Эту позицию Эразма, эту его нерешительность, или, лучше сказать, его нежелание решать, современники и потомки чересчур упрощенно объявляли трусостью, а его прозорливую неторопливость высмеивали, объясняя ее вялостью и нетвердостью убеждений. Что говорить, Эразм не встречал, как Винкельрид7, с открытой грудью полчища врагов; такое бесстрашие было не в его духе. Он осмотрительно отклонялся в сторону, покачивался, как тростник, — но лишь для того, чтобы не дать себя сломать и затем вновь выпрямиться. Свое стремление к независимости, свой девиз «nulli concedo» он не выставлял перед собой горделиво, словно дароносицу, а прятал под плащом, точно потайной фонарь; иногда, на время самых диких сшибок, он затаивался и скрывался в укромных уголках, на окольных тропах, но — и это важней всего — свое духовное сокровище, свою веру в человечество он пронес, не утеряв, сквозь самые страшные ураганы эпохи, и от этой маленькой теплящейся лампады смогли зажечь свой огонь Спиноза, Лессинг и Вольтер. Единственный среди представителей своего духовного поколения, Эразм остался верен прежде всего человечеству, а не отдельному клану. Он умер в стороне от поля битвы, не принадлежа ни к одной из армий, подвергаясь нападкам обеих, один, одинокий, и все же — главное — независимый и свободный.

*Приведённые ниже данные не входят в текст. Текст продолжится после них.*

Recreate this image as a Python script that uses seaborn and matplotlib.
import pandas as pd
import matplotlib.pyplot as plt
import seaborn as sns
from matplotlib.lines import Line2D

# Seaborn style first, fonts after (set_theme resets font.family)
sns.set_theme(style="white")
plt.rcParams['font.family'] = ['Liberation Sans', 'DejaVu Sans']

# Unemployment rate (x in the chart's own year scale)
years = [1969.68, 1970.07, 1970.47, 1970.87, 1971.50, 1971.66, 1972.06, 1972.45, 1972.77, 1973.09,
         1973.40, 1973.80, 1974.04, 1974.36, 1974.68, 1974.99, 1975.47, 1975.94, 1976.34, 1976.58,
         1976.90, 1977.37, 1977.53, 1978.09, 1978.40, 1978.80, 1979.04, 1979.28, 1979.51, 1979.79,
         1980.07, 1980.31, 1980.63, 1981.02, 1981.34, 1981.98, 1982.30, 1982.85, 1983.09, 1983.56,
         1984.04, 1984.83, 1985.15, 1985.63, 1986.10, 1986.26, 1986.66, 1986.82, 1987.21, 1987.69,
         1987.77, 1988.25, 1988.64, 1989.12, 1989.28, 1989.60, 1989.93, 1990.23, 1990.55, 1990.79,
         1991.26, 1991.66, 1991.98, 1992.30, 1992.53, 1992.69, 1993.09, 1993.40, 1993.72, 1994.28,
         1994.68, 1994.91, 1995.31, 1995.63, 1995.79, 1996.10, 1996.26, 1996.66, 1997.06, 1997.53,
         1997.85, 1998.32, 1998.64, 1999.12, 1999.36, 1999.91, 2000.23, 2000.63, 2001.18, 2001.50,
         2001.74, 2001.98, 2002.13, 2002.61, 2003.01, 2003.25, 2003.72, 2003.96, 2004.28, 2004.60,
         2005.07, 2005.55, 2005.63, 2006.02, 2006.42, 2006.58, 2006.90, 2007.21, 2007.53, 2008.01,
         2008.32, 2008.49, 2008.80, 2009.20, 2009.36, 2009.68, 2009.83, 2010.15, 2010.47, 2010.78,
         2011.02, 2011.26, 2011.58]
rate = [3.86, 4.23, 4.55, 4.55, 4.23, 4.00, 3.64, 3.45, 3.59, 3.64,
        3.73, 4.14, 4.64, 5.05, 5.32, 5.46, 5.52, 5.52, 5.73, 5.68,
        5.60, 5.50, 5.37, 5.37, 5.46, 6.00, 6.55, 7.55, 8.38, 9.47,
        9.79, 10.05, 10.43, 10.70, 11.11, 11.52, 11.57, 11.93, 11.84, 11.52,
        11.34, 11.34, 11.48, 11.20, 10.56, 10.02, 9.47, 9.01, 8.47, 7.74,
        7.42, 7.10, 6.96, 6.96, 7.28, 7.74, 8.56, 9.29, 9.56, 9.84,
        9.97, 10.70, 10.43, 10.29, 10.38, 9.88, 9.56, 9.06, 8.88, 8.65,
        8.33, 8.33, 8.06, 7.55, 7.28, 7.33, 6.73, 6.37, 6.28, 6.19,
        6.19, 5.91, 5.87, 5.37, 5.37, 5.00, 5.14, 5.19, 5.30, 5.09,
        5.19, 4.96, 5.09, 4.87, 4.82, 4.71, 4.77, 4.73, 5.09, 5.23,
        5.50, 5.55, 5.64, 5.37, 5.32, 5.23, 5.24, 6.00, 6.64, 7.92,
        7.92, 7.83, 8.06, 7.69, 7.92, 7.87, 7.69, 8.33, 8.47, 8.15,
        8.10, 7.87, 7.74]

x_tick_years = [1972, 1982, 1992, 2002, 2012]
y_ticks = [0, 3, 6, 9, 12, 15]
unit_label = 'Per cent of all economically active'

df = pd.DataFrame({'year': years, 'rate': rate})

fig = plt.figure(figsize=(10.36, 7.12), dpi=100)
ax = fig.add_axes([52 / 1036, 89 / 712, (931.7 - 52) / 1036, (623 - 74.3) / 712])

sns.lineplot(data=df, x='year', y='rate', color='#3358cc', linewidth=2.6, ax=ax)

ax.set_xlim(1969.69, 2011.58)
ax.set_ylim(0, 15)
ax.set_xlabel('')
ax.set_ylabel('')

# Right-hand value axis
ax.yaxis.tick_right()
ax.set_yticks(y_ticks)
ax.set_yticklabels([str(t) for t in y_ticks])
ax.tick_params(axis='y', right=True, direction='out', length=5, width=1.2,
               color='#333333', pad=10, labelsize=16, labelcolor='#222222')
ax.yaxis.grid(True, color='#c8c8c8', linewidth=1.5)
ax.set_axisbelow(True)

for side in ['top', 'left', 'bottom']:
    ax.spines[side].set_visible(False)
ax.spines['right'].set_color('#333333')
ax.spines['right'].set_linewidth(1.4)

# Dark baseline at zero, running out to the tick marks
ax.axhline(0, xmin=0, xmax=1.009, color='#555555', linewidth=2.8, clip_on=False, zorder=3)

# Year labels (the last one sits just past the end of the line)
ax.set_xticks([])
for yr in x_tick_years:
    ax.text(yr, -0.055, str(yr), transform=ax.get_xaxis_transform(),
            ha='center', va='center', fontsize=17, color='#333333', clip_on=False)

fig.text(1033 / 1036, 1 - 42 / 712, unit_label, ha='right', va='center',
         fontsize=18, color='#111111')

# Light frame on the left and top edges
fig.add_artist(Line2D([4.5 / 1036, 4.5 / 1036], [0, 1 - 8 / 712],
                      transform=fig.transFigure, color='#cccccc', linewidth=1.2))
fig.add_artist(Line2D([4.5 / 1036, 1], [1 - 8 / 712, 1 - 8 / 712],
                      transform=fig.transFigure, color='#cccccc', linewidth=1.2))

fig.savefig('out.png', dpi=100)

Однако история несправедлива к побежденным. Она не любит людей меры, посредников и миротворцев, людей человечных. Любимцы ее — люди страстные, меры не знающие, неистовые авантюристы духом и делом; тихого служителя гуманности она пренебрежительно склонна не замечать. В гигантской картине Реформации Эразм стоит на заднем плане. Судьбы других, всех этих одержимых своим гением и своей верой, исполнены драматизма: Гус8 задыхается в полыхающем пламени, Савонарола сожжен во Флоренции, Сервет отправлен на костер фанатиком Кальвином. Каждому дано познать свой трагический час: Томаса Мюнцера пытают раскаленными щипцами, Джон Нокс прикован к галере, Лютер, широко упершись ногами в немецкую землю, грозит императору и империи своим «Я не могу иначе!». Томас Мор и Джон Фишер склоняют голову на плаху палача, Цвингли, сраженный бердышом, лежит на равнине под Каппелем — все это незабываемые фигуры, люди величественной судьбы. Но за их спинами во всю ширь полыхает роковое пламя религиозного безумства, кощунственное доказательство правоты каждого из фанатиков, по-своему толкующих Христа, — опустошенные замки времен Крестьянской войны, разрушенные города, разоренные хозяйства эпохи Тридцатилетней, Столетней войны, эти апокалиптические пейзажи вопиют к небесам о земном безрассудстве. И посреди этой смуты, несколько позади великих капитанов церковной войны и явно в стороне от них, мы видим умное, затуманенное тихой печалью лицо Эразма. Он не у мученического столба, в руке его нет меча, лицо не искажено горячей страстью. Но ясен взгляд голубоватых ласковых глаз, увековеченный Гольбейном9, сквозь сутолоку человеческих страстей он смотрит в наше, не менее взбудораженное время. Спокойная разочарованность омрачает его чело — о, ему знакома вечная stultitia мира! И все же легкая, тихая улыбка надежды играет у его губ. Мудрый, он знает: суть всех страстей в том и состоит, что они рано или поздно выдыхаются. Всякий фанатизм в конце концов загоняет сам себя в угол — в этом его судьба. Разум же, вечный и терпеливый в своем спокойствии разум, может ждать и не отступаться. Порой, когда другие неистовствуют в упоении, он вынужден умолкнуть и онеметь. Но время его приходит вновь — оно приходит всегда.